Engineering Interfaces to Steer Hole Dynamics of BiVO4 Photoanodes for Solar Water Oxidation

Solar‐driven photo‐electrochemical (PEC) water splitting paves a promising route toward the future of scalable hydrogen production. However, water oxidation dominated by hole carriers excited in the photoanode is a critical bottleneck that hampers PEC overall efficiency due to sluggish hole transfers and surface reaction kinetics for most semiconductors.

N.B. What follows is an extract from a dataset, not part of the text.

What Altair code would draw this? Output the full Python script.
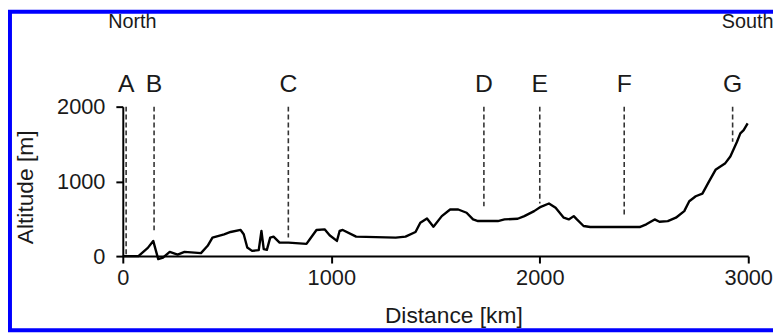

Herein, dual interface layers including a buried p–n junction and an active catalytic surface to synergistically accelerate hole extraction and injection toward water oxidation over n‐type BiVO 4 photoanodes by successive deposition of discrete p‐type Co 3 O 4 and amorphous Co‐Fe‐layered double hydroxide (CoFe‐LDH) are introduced. Compared with the bare BiVO 4 photoanode, the resultant BiVO 4 /Co 3 O 4 /CoFe‐LDH photoanode yields a near fourfold enhanced photocurrent density of 3.9 mA cm −2 at 1.23 V RHE with a cathodic shift of ≈410 mV at onset potential under AM 1.5G illumination. Stoichiometric oxygen and hydrogen generation with a Faraday efficiency of unity over 10 h enable an outstanding applied bias solar‐to‐hydrogen efficiency of 1.23%, among the best records for reported single‐photon photoanodes. Furthermore, the decoupled dynamics analysis determines that the designed dual interfaces contribute to both hole extraction efficiency of up to 90% and a surface injection efficiency of up to 71%. This work describes an effective strategy of interface engineering to steer hole dynamics in solar fuel conversion devices.